BTW, I remember when the best arcade in the Bay Area was on Fisherman’s Wharf. Haven’t been there in ten years or more. Anyone know if it is still open? Is it choked with Mortal Kombat Klones, or do they still have the classics?


I’m currently in the process of building my own MAME cabinet so maybe I can offer some info. The current cost run down for me so far is:

Lumber and pressboard

Cost: $100

Arcade buttons and joysticks from Happ Controls. It cost quite a bit since I’m making my upright a 4 player cabinet (a 2 player cabinet, obviously would cost a fair bit less)

Cost: $115

2 IPAC boards (for interfacing the buttons and joysticks to my PC)

Cost: $100

25" Television (I’m going to use a card with TVOut capabilities)

Cost: $250

New graphics card

Cost: $80

Miscellaneous materials (rollers for the bottom, hinges for a door on the back, magnets for hinges, 18" halogen lightbulb for the lighted marquee I’m going to install, new powerstrip and power cords, etc.)

Cost: $65

Black formica (I’ve decided to cover it in formica instead of painting it)

Cost: $85


Cost: Free (sorta… I have a fully built system with a celeron 400 that I hardly ever use)

Total Cost: $795

That is an awesome project, Grim_Beaker! I might have to try that myself.

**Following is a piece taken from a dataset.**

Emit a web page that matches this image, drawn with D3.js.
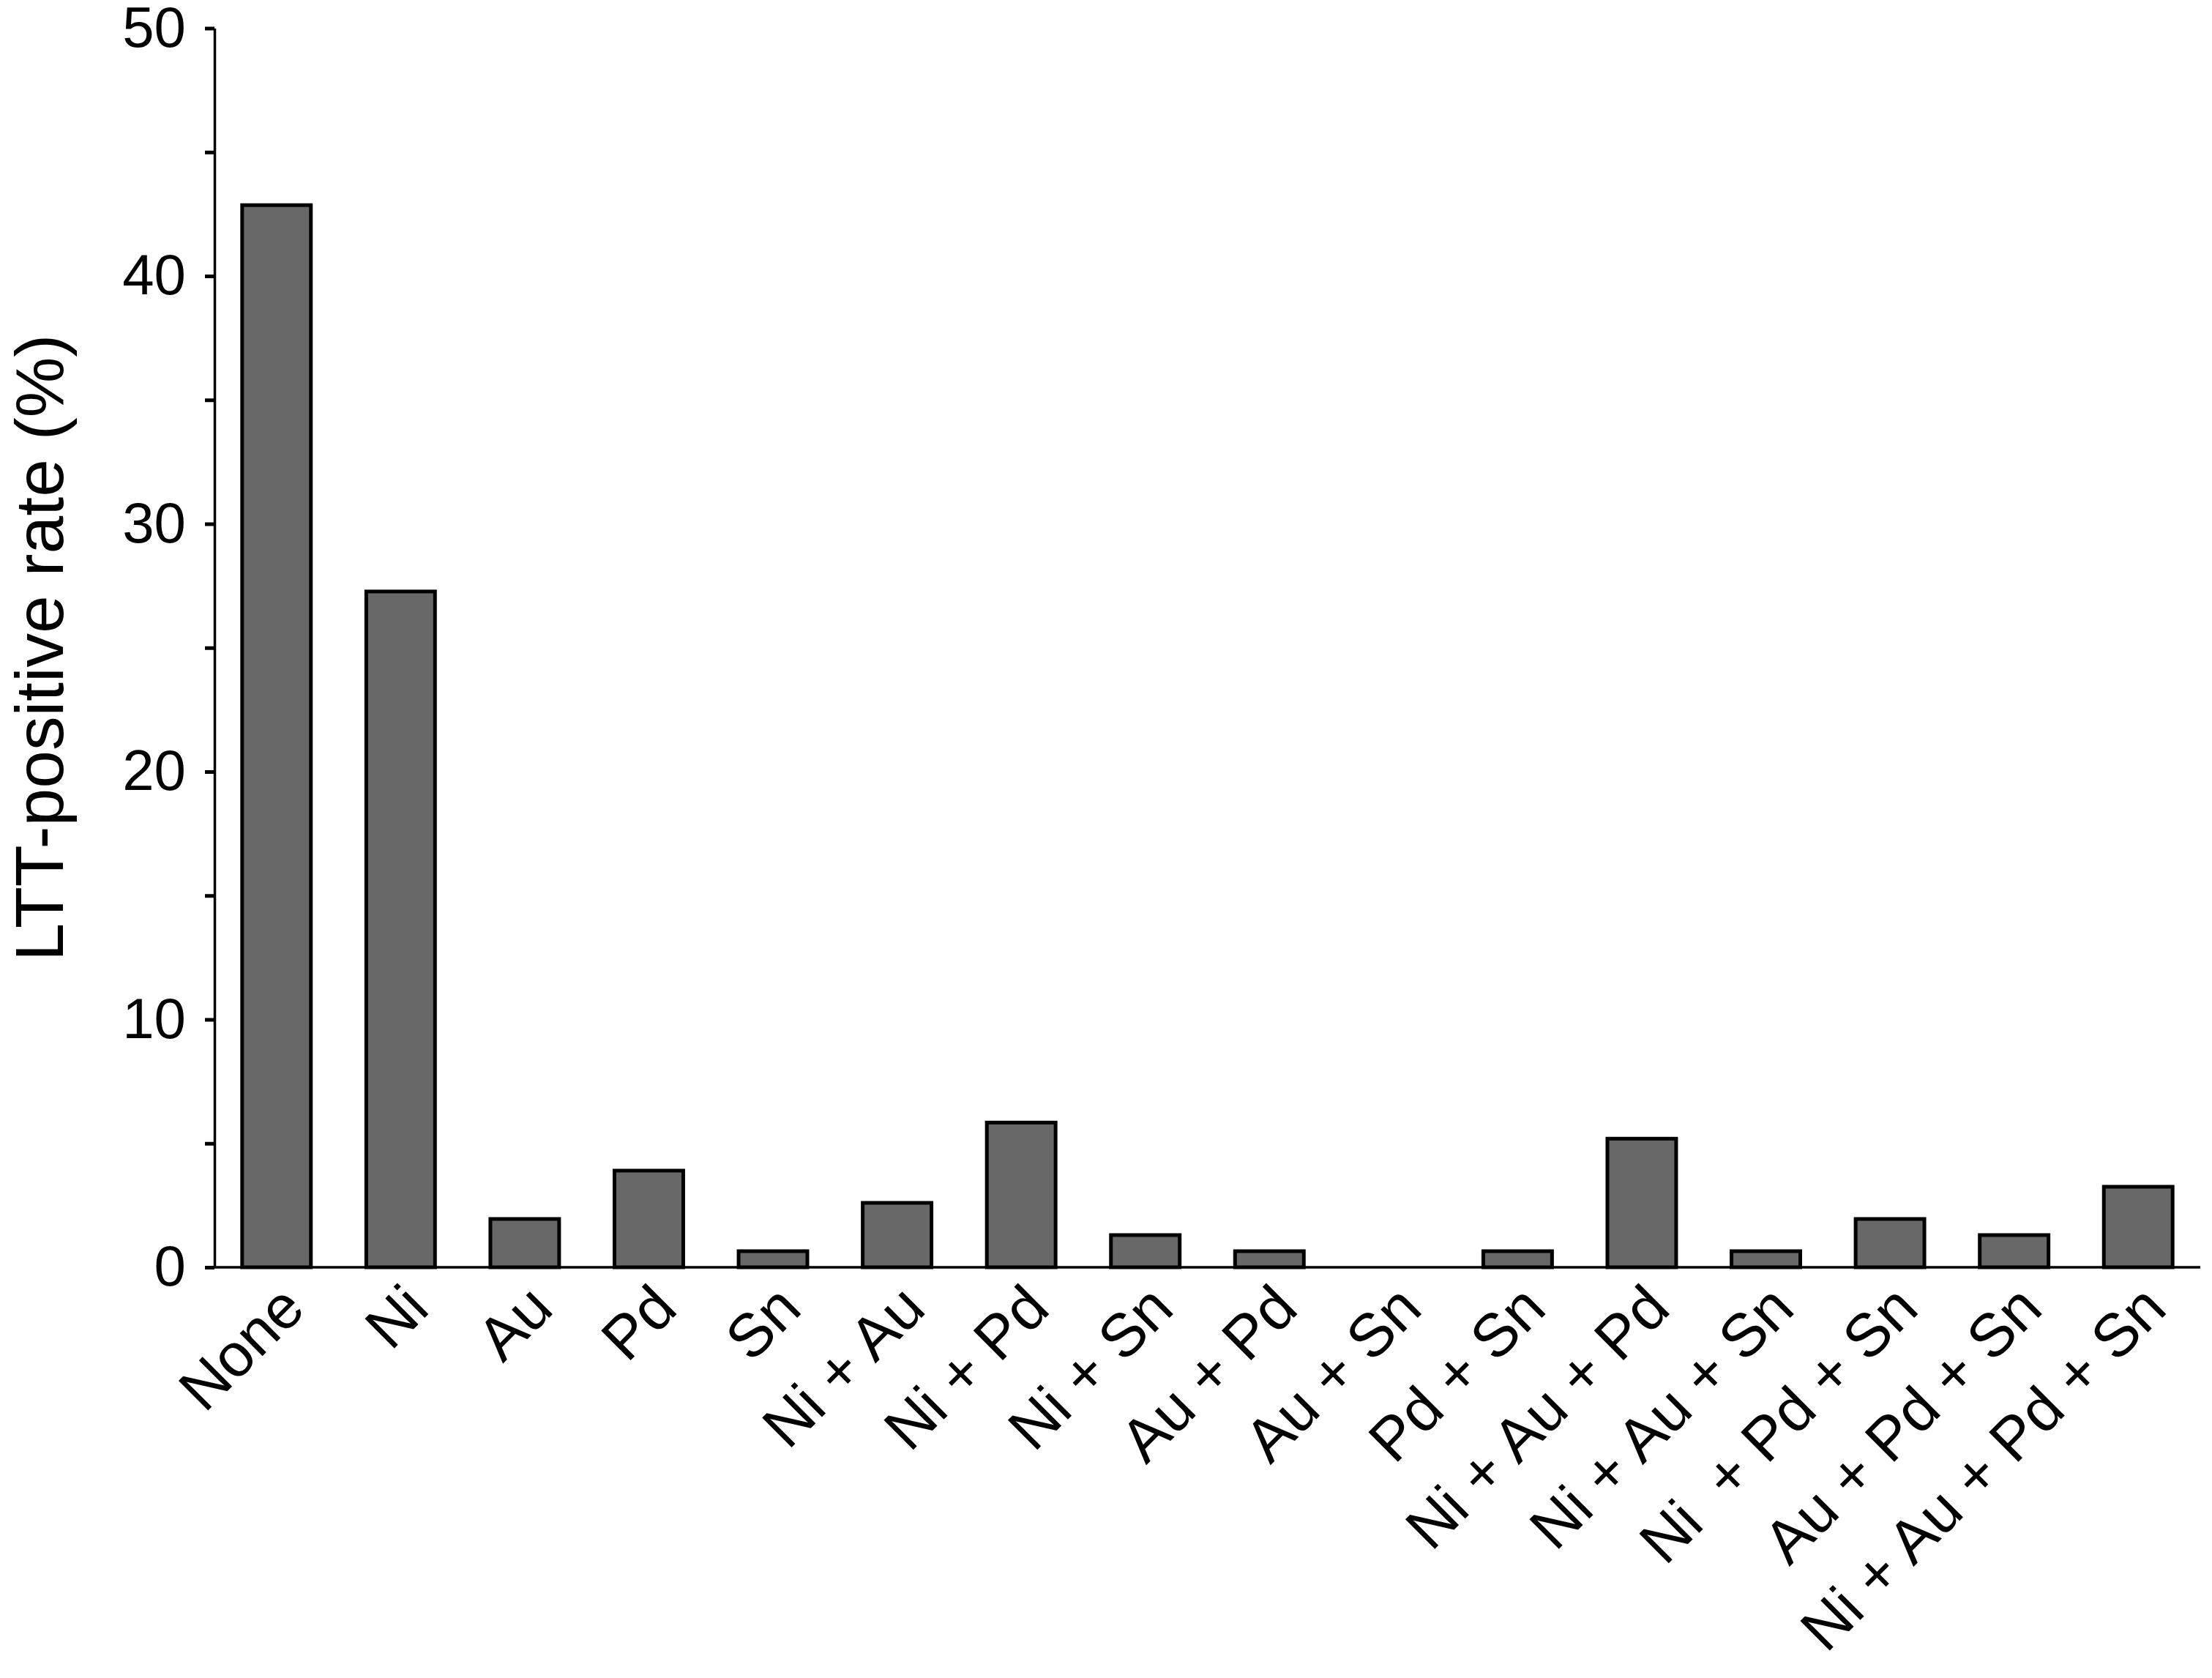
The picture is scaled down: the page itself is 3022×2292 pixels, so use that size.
<!DOCTYPE html>
<html>
<head>
<meta charset="utf-8">
<script src="https://cdn.jsdelivr.net/npm/d3@7"></script>
<style>
  body { margin: 0; background: #fff; }
  svg { display: block; font-family: "Liberation Sans", Arial, sans-serif; }
</style>
</head>
<body>
<div id="chart"></div>
<script>
var categories = ["None", "Ni", "Au", "Pd", "Sn", "Ni + Au", "Ni + Pd", "Ni + Sn", "Au + Pd", "Au + Sn",
    "Pd + Sn", "Ni + Au + Pd", "Ni + Au + Sn", "Ni  + Pd + Sn", "Au + Pd + Sn", "Ni + Au + Pd + Sn"];
var rates = [42.86, 27.27, 1.95, 3.90, 0.65, 2.60, 5.84, 1.30, 0.65, 0, 0.65, 5.19, 0.65, 1.95, 1.30, 3.25];
var yTicks = [0, 5, 10, 15, 20, 25, 30, 35, 40, 45, 50];
var yLabel = "LTT-positive rate (%)";

var width = 3022, height = 2292;
var plotLeft = 293, plotRight = 3006, plotTop = 38.5, plotBottom = 1731;

var svg = d3.select("#chart").append("svg")
    .attr("width", width)
    .attr("height", height);

var x = d3.scaleBand()
    .domain(categories)
    .range([plotLeft, plotRight])
    .paddingInner(0.446)
    .paddingOuter(0.223);

var y = d3.scaleLinear()
    .domain([0, 50])
    .range([plotBottom, plotTop]);

// bars (no outline for the empty Au + Sn group)
svg.append("g")
    .selectAll("rect")
    .data(rates)
    .enter()
    .append("rect")
    .attr("x", (d, i) => x(categories[i]))
    .attr("y", d => y(d))
    .attr("width", x.bandwidth())
    .attr("height", d => y(0) - y(d))
    .attr("fill", "#686868")
    .attr("stroke", d => d > 0 ? "#000" : "none")
    .attr("stroke-width", 5);

// y axis, minor ticks every 5 without labels
var yAxis = svg.append("g")
    .attr("transform", "translate(" + plotLeft + ",0)")
    .call(d3.axisLeft(y)
        .tickValues(yTicks)
        .tickSize(13)
        .tickSizeOuter(0)
        .tickPadding(26)
        .tickFormat(d => d % 10 === 0 ? d : ""));
yAxis.select(".domain").attr("stroke-width", 3.5);
yAxis.selectAll(".tick line").attr("stroke-width", 5);
yAxis.selectAll(".tick text")
    .attr("font-size", 78)
    .attr("fill", "#000")
    .attr("font-family", "Liberation Sans, Arial, sans-serif");

// x axis
var xAxis = svg.append("g")
    .attr("transform", "translate(0," + plotBottom + ")")
    .call(d3.axisBottom(x).tickSize(0).tickSizeOuter(0).tickFormat(""));
xAxis.select(".domain")
    .attr("d", "M" + plotLeft + ",0H" + plotRight)
    .attr("stroke-width", 3.5);

// category labels
svg.append("g")
    .selectAll("text")
    .data(categories)
    .enter()
    .append("text")
    .attr("transform", d => "translate(" + (x(d) + x.bandwidth() / 2 + 42) + "," + (plotBottom + 60) + ") rotate(-45)")
    .attr("text-anchor", "end")
    .attr("font-size", 83)
    .style("white-space", "pre")
    .text(d => d);

// y label
svg.append("text")
    .attr("transform", "translate(" + 86 + "," + ((plotTop + plotBottom) / 2) + ") rotate(-90)")
    .attr("text-anchor", "middle")
    .attr("font-size", 93)
    .text(yLabel);
</script>
</body>
</html>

My solution to the problem involved less carpentry, but more money: I recently bought a Tapper game! Couldn’t resist, as it was my favorite when I was a kid. I can’t believe I have this thing in my living room…

It is sad that arcades on the way out, but they’ve had it coming for a while. Most of the games of the past ten years have been drek. The games from the '80s are great because they are still very playable. They’ve lasted, and I consider them classic.